The Port of Richards Bay has reduced the number of trucks handled daily as implementation of the truck booking system gains momentum, but some trucks are parking on the N2 as they await their slots.
Transnet Port Terminals (TPT) said in a statement this week that the port had reduced the number of trucks entering the port, from an average of 1 500 trucks to 700 trucks per day, as the truck booking system and stringent controls discourage unannounced truck calls.
However, TPT said this means trucks without a slot must park outside the port and wait for their turn, sometimes on the N2.
TPT said that because of the reduction in rail capacity into Richards Bay Coal Terminal (RBCT), which was designed to receive cargo by rail only, and the fires that damaged its conveyor belts that were servicing ArcelorMittal South Africa (AMSA), Foskor and Grindrod, trucks traffic had increased significantly.
In peak times 1 500 trucks have headed into the port every day.
The global price of coal has exacerbated the situation, with coal exports increasing from 4.7 million in 2021/22 to 11.7 million tons in 2022/23 at the multi-purpose terminal (MPT).
In addition, privately owned back-of-port (BoP) operations handling coal have been set up closer to the port for easy access, resulting in truck traffic on the N2 between Richards Bay and Nseleni.
The managing executive for Richards Bay Terminals, Thula Dlamini, said it’s been easy for the public to believe that all the trucks on the N2 are destined for the terminals for offloading.
“Over 50% of the trucks on the N2 are destined for BoP facilities to replenish BoP stockpiles. This is called pre-assembly and is meant to bring cargo closer to the port,” Dlamini said.
“The cargo pre-assembled at these facilities is later collected by trucks and shuttled into the Dry Bulk Terminal and MPT to replenish stockpiles within the terminal for vessel operations.
“The shuttles to and from the terminal negatively impact fluidity on the roads in and around the port terminal,” he said.
Also, in October 2021 a fire occurred at the port, damaging eleven conveyor belts. This incident affected the routes that transport export coal from Navitrade (RBTG), sulphur from vessels to Foskor, and coking coal from vessels to storage as well as to the loading of rail wagons (AMSA).
This incident compelled harbour-bound industries to transport their commodities to and from the terminal via road transport.
TPT said progress on returning the belts back to service had not been fast enough due to procurement challenges. However, a contract for the repairs of the RBTG route has now been awarded, with completion expected by December 31.
The tender for the repairs of the AMSA route is out on the market and closing tomorrow, August 11. It is planned to be completed in April 2024.
“The tender for the Foskor route repairs will be out on the market in September 2023. This will significantly reduce the number of trucks accessing the port, and by extension reduce the damage to port road infrastructure,” TPT said.
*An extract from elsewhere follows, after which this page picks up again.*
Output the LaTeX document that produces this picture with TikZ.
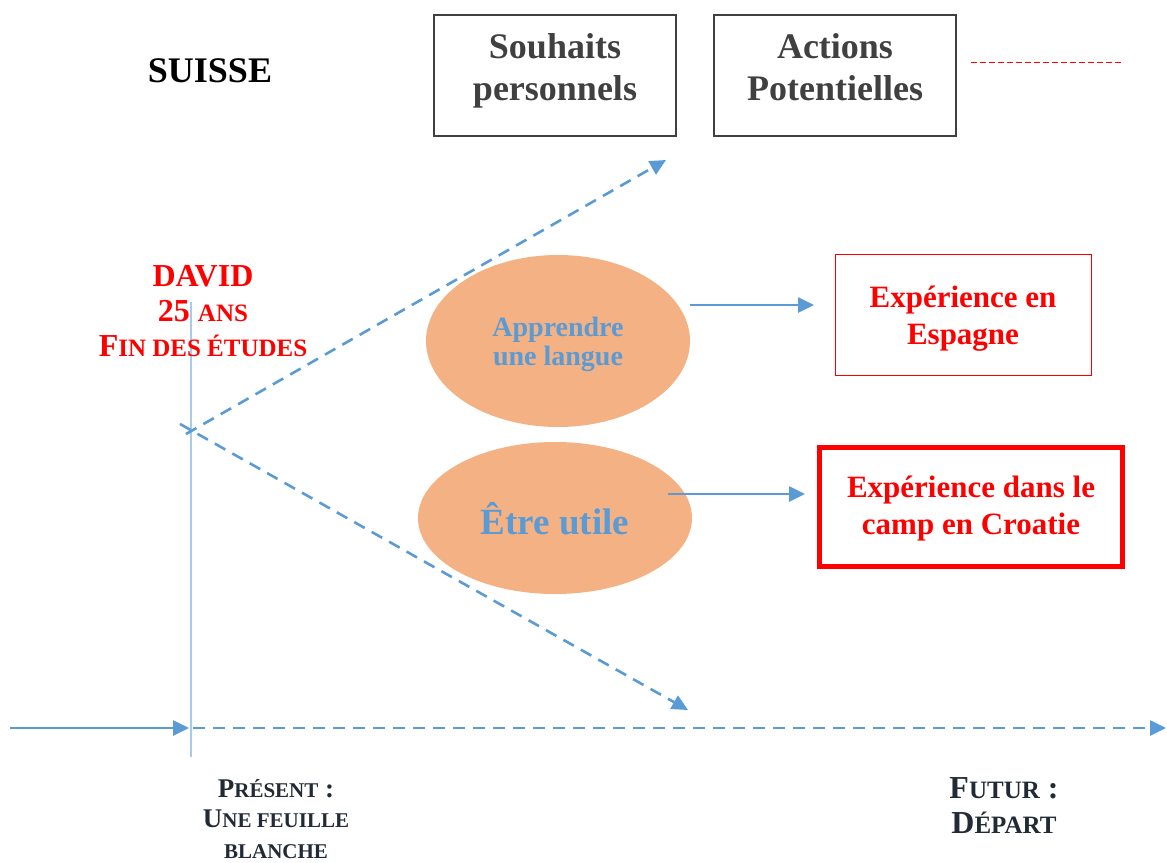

In July, the terminal halted operations following a notice to comply with the clearing of waste that had accumulated inside the port’s premises over the past 10 years.
The notice was lifted within 24 hours when the port resolved the immediate high-risk issues with a schedule to address the backlog over time.
“Removal of waste cargo at the terminals is underway following the appointment of a waste management contractor three weeks ago,” TPT said.